> _EXERCISE DIRECTIONS_: Restate the data exactly as given and keep the pictures out.

> _SOURCE EXCERPT_:

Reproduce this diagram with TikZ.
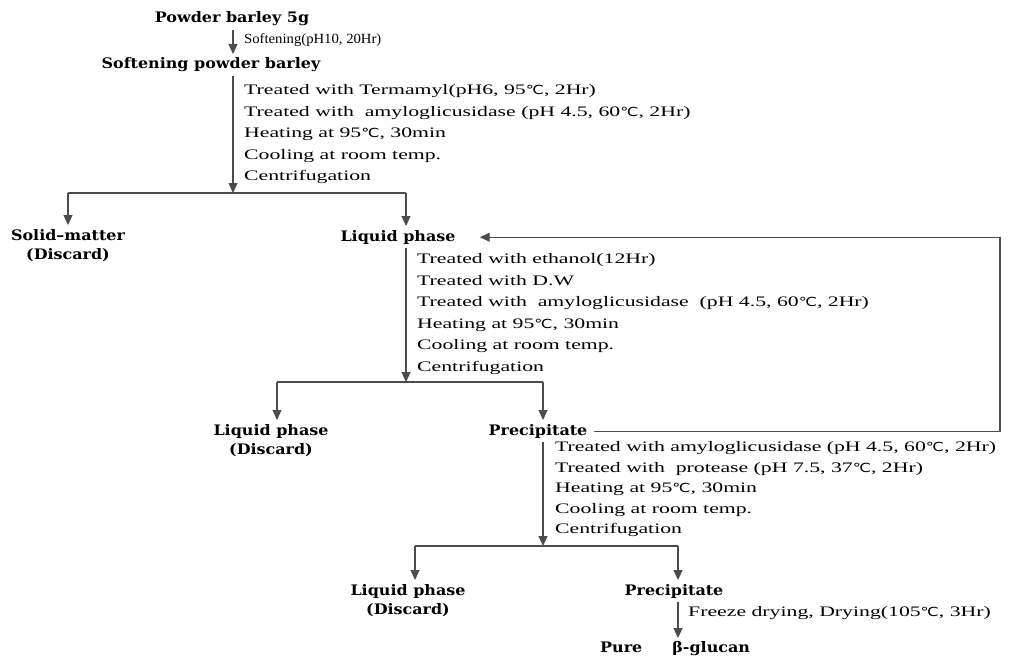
\documentclass[tikz,border=0pt]{standalone}
\usepackage{fontspec}
\setmainfont{Liberation Serif}[FakeStretch=1.5]
\newfontfamily\headf{DejaVu Serif}[FakeStretch=1.1]
\newfontfamily\symf{DejaVu Sans}[FakeStretch=1.3]
\usetikzlibrary{arrows.meta,calc}
\newcommand{\dC}{{\symf\fontsize{12.5}{12}\selectfont ℃}}
\begin{document}
\begin{tikzpicture}[x=1pt,y=-1pt,
  ln/.style={line width=1.1pt, draw=black!70},
  arr/.style={ln,-{Triangle[width=9pt,length=10pt]}},
  head/.style={font=\headf\fontsize{14.5}{19.5}\selectfont\bfseries, inner sep=0pt, align=center, anchor=north},
  lab/.style={font=\fontsize{14.5}{21.5}\selectfont, align=left, anchor=north west, inner sep=0pt},
]
\useasboundingbox[fill=white] (0,0) rectangle (1014,661);

% headings (anchor north, y = text row - 6)
\node[head] (pb) at (232,11) {Powder barley 5g};
\node[head] (spb) at (211,57) {Softening powder barley};
\node[head] (sm) at (68,229) {Solid–matter\\(Discard)};
\node[head] (lp1) at (398,230) {Liquid phase};
\node[head] (lp2) at (271,424) {Liquid phase\\(Discard)};
\node[head] (pr1) at (538,424) {Precipitate};
\node[head] (lp3) at (408,584) {Liquid phase\\(Discard)};
\node[head] (pr2) at (674,584) {Precipitate};
\node[head, anchor=north west] (pg) at (600,641) {Pure\hspace{30pt}β-glucan};

% junction coordinates
\coordinate (c1) at (233,0);
\coordinate (h1) at (233,193);
\coordinate (h1l) at (68,193);
\coordinate (h1r) at (406,193);
\coordinate (h2) at (406,382);
\coordinate (h2l) at (277,382);
\coordinate (h2r) at (543,382);
\coordinate (h3) at (543,546);
\coordinate (h3l) at (415,546);
\coordinate (h3r) at (678,546);
\coordinate (fb) at (1000,0);

% step 0
\draw[arr, shorten <=4pt, shorten >=3pt] (pb.south -| c1) -- (spb.north -| c1);
\node[lab, anchor=west, font=\fontsize{14}{15}\selectfont\addfontfeatures{FakeStretch=1.05}] (l0) at (244,40) {Softening(pH10, 20Hr)};

% block 1
\draw[arr, shorten <=4pt] (spb.south -| c1) -- (h1);
\node[lab] (l1) at (244,84.5) {Treated with Termamyl(pH6, 95\dC, 2Hr)\\
Treated with~ amyloglicusidase (pH 4.5, 60\dC, 2Hr)\\
Heating at 95\dC, 30min\\
Cooling at room temp.\\
Centrifugation};
\draw[ln] (h1l) -- (h1r);
\draw[arr, shorten >=4pt] (h1l) -- (h1l |- sm.north);
\draw[arr, shorten >=4pt] (h1r) -- (h1r |- lp1.north);

% block 2
\draw[arr, shorten <=4pt] (lp1.south -| h1r) -- (h2);
\node[lab] (l2) at (417,253.5) {Treated with ethanol(12Hr)\\
Treated with D.W\\
Treated with~ amyloglicusidase~ (pH 4.5, 60\dC, 2Hr)\\
Heating at 95\dC, 30min\\
Cooling at room temp.\\
Centrifugation};
\draw[ln] (h2l) -- (h2r);
\draw[arr, shorten >=4pt] (h2l) -- (h2l |- lp2.north);
\draw[arr, shorten >=4pt] (h2r) -- (h2r |- pr1.north);

% feedback loop
\draw[arr, shorten <=6pt, shorten >=24pt] (pr1.east) -- (pr1.east -| fb) |- (lp1.east);

% block 3
\draw[arr, shorten <=4pt] (pr1.south -| h2r) -- (h3);
\node[lab, font=\fontsize{14.5}{20.5}\selectfont] (l3) at (555,441.5) {Treated with amyloglicusidase (pH 4.5, 60\dC, 2Hr)\\
Treated with~ protease (pH 7.5, 37\dC, 2Hr)\\
Heating at 95\dC, 30min\\
Cooling at room temp.\\
Centrifugation};
\draw[ln] (h3l) -- (h3r);
\draw[arr, shorten >=4pt] (h3l) -- (h3l |- lp3.north);
\draw[arr, shorten >=4pt] (h3r) -- (h3r |- pr2.north);

% final step
\draw[arr, shorten <=4pt, shorten >=3pt] (pr2.south -| h3r) -- (pg.north -| h3r);
\node[lab, anchor=west] (l4) at (688,613) {Freeze drying, Drying(105\dC, 3Hr)};
\end{tikzpicture}
\end{document}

> _RESULT OF THE TASK_:
Reproduce this diagram with TikZ.
\documentclass[tikz,border=0pt]{standalone}
\usepackage{fontspec}
\setmainfont{Liberation Serif}[FakeStretch=1.5]
\newfontfamily\headf{DejaVu Serif}[FakeStretch=1.1]
\newfontfamily\symf{DejaVu Sans}[FakeStretch=1.3]
\usetikzlibrary{arrows.meta,calc}
\newcommand{\dC}{{\symf\fontsize{12.5}{12}\selectfont ℃}}
\begin{document}
\begin{tikzpicture}[x=1pt,y=-1pt,
  ln/.style={line width=1.1pt, draw=black!70},
  arr/.style={ln,-{Triangle[width=9pt,length=10pt]}},
  head/.style={font=\headf\fontsize{14.5}{19.5}\selectfont\bfseries, inner sep=0pt, align=center, anchor=north},
  lab/.style={font=\fontsize{14.5}{21.5}\selectfont, align=left, anchor=north west, inner sep=0pt},
]
\useasboundingbox[fill=white] (0,0) rectangle (1014,661);

% headings (anchor north, y = text row - 6)
\node[head] (pb) at (232,11) {Powder barley 5g};
\node[head] (spb) at (211,57) {Softening powder barley};
\node[head] (sm) at (68,229) {Solid–matter\\(Discard)};
\node[head] (lp1) at (398,230) {Liquid phase};
\node[head] (lp2) at (271,424) {Liquid phase\\(Discard)};
\node[head] (pr1) at (538,424) {Precipitate};
\node[head] (lp3) at (408,584) {Liquid phase\\(Discard)};
\node[head] (pr2) at (674,584) {Precipitate};
\node[head, anchor=north west] (pg) at (600,641) {Pure\hspace{30pt}β-glucan};

% junction coordinates
\coordinate (c1) at (233,0);
\coordinate (h1) at (233,193);
\coordinate (h1l) at (68,193);
\coordinate (h1r) at (406,193);
\coordinate (h2) at (406,382);
\coordinate (h2l) at (277,382);
\coordinate (h2r) at (543,382);
\coordinate (h3) at (543,546);
\coordinate (h3l) at (415,546);
\coordinate (h3r) at (678,546);
\coordinate (fb) at (1000,0);

% step 0
\draw[arr, shorten <=4pt, shorten >=3pt] (pb.south -| c1) -- (spb.north -| c1);
\node[lab, anchor=west, font=\fontsize{14}{15}\selectfont\addfontfeatures{FakeStretch=1.05}] (l0) at (244,40) {Softening(pH10, 20Hr)};

% block 1
\draw[arr, shorten <=4pt] (spb.south -| c1) -- (h1);
\node[lab] (l1) at (244,84.5) {Treated with Termamyl(pH6, 95\dC, 2Hr)\\
Treated with~ amyloglicusidase (pH 4.5, 60\dC, 2Hr)\\
Heating at 95\dC, 30min\\
Cooling at room temp.\\
Centrifugation};
\draw[ln] (h1l) -- (h1r);
\draw[arr, shorten >=4pt] (h1l) -- (h1l |- sm.north);
\draw[arr, shorten >=4pt] (h1r) -- (h1r |- lp1.north);

% block 2
\draw[arr, shorten <=4pt] (lp1.south -| h1r) -- (h2);
\node[lab] (l2) at (417,253.5) {Treated with ethanol(12Hr)\\
Treated with D.W\\
Treated with~ amyloglicusidase~ (pH 4.5, 60\dC, 2Hr)\\
Heating at 95\dC, 30min\\
Cooling at room temp.\\
Centrifugation};
\draw[ln] (h2l) -- (h2r);
\draw[arr, shorten >=4pt] (h2l) -- (h2l |- lp2.north);
\draw[arr, shorten >=4pt] (h2r) -- (h2r |- pr1.north);

% feedback loop
\draw[arr, shorten <=6pt, shorten >=24pt] (pr1.east) -- (pr1.east -| fb) |- (lp1.east);

% block 3
\draw[arr, shorten <=4pt] (pr1.south -| h2r) -- (h3);
\node[lab, font=\fontsize{14.5}{20.5}\selectfont] (l3) at (555,441.5) {Treated with amyloglicusidase (pH 4.5, 60\dC, 2Hr)\\
Treated with~ protease (pH 7.5, 37\dC, 2Hr)\\
Heating at 95\dC, 30min\\
Cooling at room temp.\\
Centrifugation};
\draw[ln] (h3l) -- (h3r);
\draw[arr, shorten >=4pt] (h3l) -- (h3l |- lp3.north);
\draw[arr, shorten >=4pt] (h3r) -- (h3r |- pr2.north);

% final step
\draw[arr, shorten <=4pt, shorten >=3pt] (pr2.south -| h3r) -- (pg.north -| h3r);
\node[lab, anchor=west] (l4) at (688,613) {Freeze drying, Drying(105\dC, 3Hr)};
\end{tikzpicture}
\end{document}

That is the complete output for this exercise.